======== Dataset ========

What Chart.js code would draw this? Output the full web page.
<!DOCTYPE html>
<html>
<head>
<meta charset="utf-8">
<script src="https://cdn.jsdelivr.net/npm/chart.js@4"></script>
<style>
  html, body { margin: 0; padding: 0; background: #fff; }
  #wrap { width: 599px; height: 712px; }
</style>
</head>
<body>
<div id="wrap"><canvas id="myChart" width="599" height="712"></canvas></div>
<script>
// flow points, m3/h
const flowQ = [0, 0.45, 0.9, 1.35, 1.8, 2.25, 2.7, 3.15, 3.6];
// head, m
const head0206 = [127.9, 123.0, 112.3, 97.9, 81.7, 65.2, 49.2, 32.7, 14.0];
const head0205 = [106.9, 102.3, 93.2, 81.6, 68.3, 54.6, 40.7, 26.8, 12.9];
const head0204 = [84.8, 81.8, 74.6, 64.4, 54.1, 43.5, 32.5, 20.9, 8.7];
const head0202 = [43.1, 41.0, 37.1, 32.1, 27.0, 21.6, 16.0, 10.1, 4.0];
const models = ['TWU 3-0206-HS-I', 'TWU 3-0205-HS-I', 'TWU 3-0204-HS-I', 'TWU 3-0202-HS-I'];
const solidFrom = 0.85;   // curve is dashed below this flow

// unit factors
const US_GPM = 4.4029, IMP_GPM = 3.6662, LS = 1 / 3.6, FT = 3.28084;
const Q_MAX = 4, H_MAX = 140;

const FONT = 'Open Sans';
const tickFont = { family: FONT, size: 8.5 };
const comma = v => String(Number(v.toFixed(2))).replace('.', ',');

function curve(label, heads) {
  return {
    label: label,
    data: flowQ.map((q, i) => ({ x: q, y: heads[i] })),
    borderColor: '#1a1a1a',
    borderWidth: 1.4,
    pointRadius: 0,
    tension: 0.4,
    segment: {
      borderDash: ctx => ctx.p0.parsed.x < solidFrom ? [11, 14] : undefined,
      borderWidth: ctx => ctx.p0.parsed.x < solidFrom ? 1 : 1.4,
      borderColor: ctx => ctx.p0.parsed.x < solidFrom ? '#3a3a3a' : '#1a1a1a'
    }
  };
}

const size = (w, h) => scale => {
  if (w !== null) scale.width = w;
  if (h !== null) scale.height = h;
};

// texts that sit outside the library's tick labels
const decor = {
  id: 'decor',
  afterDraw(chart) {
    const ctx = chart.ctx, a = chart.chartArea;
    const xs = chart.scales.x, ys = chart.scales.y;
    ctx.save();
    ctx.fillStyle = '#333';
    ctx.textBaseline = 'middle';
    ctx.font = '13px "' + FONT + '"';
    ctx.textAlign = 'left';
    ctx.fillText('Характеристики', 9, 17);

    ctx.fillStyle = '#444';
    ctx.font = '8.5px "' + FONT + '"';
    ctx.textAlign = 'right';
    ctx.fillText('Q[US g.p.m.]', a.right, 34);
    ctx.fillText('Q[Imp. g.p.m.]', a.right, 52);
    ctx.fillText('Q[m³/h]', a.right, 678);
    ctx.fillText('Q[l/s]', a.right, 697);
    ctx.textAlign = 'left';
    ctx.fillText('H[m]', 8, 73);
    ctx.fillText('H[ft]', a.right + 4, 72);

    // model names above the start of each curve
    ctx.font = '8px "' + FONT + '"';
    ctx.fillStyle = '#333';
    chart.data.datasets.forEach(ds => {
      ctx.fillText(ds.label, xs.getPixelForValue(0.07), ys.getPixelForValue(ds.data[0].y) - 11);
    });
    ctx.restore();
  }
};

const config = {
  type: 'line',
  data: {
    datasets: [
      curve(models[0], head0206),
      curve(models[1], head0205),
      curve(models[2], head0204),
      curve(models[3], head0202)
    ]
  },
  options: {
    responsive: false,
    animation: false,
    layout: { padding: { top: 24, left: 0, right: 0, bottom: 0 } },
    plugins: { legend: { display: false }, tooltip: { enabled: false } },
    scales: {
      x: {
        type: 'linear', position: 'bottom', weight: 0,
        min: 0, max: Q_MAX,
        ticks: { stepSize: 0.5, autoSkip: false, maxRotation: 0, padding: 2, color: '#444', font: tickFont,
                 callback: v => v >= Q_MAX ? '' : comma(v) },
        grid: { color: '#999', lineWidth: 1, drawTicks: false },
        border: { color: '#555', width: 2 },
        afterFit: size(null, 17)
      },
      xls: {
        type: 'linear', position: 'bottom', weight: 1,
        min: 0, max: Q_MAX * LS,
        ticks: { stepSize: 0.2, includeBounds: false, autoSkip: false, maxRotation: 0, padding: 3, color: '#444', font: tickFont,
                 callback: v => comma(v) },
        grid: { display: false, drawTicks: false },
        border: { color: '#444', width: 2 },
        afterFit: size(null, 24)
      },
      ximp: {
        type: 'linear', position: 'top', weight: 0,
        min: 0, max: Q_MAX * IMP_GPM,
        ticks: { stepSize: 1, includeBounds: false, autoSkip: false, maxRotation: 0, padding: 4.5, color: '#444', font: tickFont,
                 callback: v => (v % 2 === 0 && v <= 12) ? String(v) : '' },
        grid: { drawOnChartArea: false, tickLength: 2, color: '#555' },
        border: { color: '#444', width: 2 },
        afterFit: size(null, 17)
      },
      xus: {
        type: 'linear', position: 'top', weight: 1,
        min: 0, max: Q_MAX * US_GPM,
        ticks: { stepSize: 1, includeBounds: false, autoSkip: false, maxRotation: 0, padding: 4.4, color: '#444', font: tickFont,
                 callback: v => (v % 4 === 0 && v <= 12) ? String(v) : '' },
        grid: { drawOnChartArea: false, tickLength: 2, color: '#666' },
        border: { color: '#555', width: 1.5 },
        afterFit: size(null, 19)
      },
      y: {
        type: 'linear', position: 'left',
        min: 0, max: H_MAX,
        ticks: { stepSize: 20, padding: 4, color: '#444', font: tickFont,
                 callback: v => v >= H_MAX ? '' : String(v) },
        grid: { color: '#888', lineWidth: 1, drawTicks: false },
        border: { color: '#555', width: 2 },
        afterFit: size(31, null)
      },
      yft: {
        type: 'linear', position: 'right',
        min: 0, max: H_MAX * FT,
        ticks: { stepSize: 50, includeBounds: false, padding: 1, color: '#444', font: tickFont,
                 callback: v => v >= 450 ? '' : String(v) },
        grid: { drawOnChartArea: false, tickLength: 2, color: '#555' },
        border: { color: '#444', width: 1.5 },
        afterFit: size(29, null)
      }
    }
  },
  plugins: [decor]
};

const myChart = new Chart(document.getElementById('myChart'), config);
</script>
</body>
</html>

========
======== Dataset ========

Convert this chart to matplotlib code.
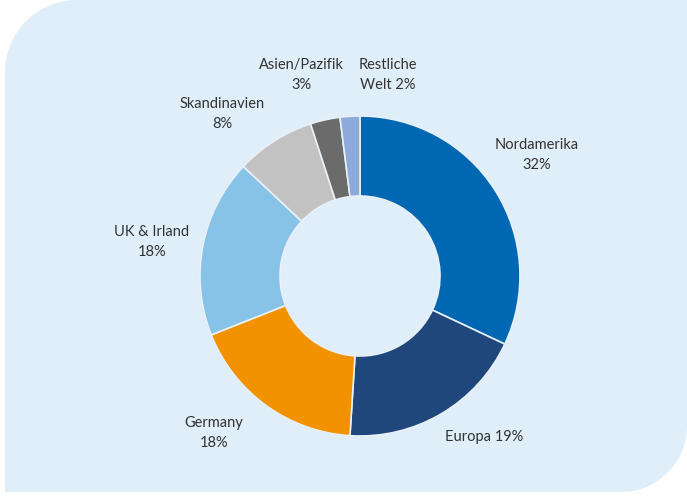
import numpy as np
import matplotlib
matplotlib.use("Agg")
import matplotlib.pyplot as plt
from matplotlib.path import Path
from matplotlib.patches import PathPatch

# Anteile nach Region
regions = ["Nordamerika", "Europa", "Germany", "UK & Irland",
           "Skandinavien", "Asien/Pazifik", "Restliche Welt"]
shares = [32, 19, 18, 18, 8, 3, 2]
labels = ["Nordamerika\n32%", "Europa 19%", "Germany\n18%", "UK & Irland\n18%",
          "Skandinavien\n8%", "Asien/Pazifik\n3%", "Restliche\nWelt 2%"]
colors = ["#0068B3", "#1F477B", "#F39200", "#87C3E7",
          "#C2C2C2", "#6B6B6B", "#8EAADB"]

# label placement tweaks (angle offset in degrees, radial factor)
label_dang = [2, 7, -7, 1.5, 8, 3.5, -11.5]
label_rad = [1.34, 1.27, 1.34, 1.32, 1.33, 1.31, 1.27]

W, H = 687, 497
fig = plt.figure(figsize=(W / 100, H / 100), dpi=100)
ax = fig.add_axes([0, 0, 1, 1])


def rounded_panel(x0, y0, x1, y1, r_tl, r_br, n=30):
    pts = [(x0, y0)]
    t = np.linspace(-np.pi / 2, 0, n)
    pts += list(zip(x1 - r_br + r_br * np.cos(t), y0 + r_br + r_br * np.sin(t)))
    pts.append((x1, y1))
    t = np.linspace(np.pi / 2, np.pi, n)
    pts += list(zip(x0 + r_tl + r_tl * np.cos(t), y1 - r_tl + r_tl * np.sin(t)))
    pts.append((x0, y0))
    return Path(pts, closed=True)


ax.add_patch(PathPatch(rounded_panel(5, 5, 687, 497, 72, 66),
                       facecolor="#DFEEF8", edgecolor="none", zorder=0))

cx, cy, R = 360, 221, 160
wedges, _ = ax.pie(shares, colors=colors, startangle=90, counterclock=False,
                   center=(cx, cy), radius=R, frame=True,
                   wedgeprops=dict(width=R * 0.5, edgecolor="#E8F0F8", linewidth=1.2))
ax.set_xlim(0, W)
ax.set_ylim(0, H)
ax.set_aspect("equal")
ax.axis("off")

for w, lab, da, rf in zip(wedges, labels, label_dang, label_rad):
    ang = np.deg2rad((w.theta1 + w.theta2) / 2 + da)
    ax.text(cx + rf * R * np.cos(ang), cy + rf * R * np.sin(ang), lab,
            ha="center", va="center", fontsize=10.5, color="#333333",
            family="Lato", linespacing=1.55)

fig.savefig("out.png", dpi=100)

========
======== Dataset ========

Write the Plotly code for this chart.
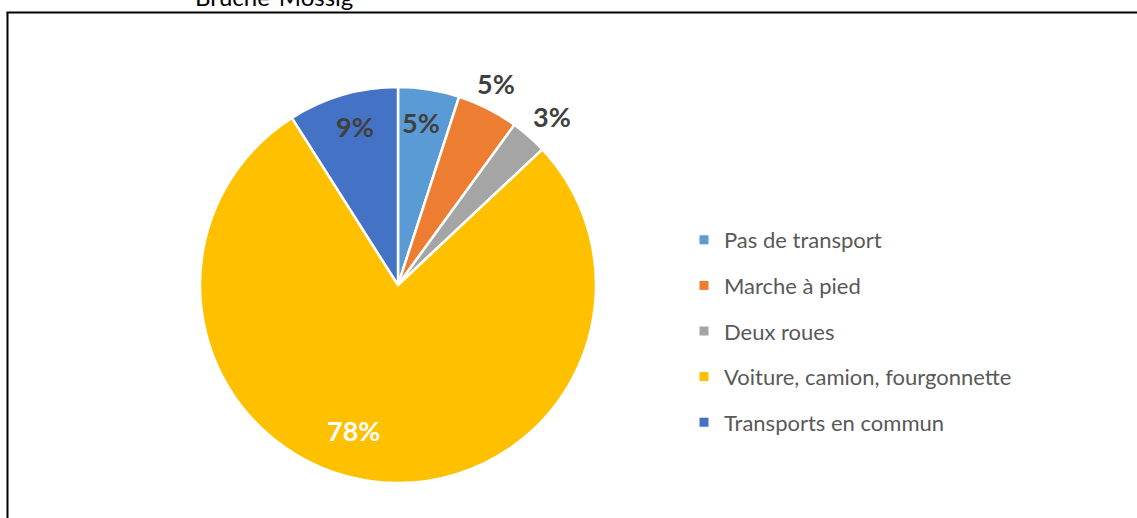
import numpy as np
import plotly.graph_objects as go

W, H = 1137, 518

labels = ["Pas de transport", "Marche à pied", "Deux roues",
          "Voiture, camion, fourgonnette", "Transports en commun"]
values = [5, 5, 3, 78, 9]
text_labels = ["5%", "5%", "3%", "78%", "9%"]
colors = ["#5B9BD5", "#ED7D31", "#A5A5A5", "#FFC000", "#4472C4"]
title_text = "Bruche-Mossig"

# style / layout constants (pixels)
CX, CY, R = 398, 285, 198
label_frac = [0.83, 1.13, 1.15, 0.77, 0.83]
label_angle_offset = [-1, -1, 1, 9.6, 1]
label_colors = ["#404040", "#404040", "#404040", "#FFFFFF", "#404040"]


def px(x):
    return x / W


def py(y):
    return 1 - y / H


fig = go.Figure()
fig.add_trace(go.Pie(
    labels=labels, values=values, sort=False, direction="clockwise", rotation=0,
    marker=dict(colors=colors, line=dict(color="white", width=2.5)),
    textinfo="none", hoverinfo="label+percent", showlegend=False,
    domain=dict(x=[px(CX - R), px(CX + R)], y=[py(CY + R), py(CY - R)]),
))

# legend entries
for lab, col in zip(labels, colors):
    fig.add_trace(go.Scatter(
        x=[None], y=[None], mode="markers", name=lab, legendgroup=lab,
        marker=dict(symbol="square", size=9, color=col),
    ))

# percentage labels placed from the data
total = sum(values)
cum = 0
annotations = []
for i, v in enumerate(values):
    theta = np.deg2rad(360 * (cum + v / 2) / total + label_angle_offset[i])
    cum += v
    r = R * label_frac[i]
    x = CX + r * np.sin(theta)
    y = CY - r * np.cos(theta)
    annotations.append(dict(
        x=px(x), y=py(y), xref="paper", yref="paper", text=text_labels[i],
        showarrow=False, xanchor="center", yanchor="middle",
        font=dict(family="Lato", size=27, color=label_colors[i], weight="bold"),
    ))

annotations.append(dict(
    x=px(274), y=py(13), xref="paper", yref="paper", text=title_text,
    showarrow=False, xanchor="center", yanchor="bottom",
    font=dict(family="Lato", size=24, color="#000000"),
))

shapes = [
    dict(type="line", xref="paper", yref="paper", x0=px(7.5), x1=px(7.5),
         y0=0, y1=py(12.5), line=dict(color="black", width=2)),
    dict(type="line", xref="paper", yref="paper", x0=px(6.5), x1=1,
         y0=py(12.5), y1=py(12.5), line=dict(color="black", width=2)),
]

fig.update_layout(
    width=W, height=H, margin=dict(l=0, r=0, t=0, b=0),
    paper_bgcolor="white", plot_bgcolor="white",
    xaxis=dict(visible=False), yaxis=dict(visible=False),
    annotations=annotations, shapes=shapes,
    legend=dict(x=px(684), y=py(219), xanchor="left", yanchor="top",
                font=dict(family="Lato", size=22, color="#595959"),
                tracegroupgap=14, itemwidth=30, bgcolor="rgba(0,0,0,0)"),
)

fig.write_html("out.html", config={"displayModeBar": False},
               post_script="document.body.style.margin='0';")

========

> _Instructions for the task_: Copy, from the material, each line that holds the string "this".

> _Output_:
What Chart.js code would draw this? Output the full web page.
const solidFrom = 0.85;   // curve is dashed below this flow
Convert this chart to matplotlib code.
Write the Plotly code for this chart.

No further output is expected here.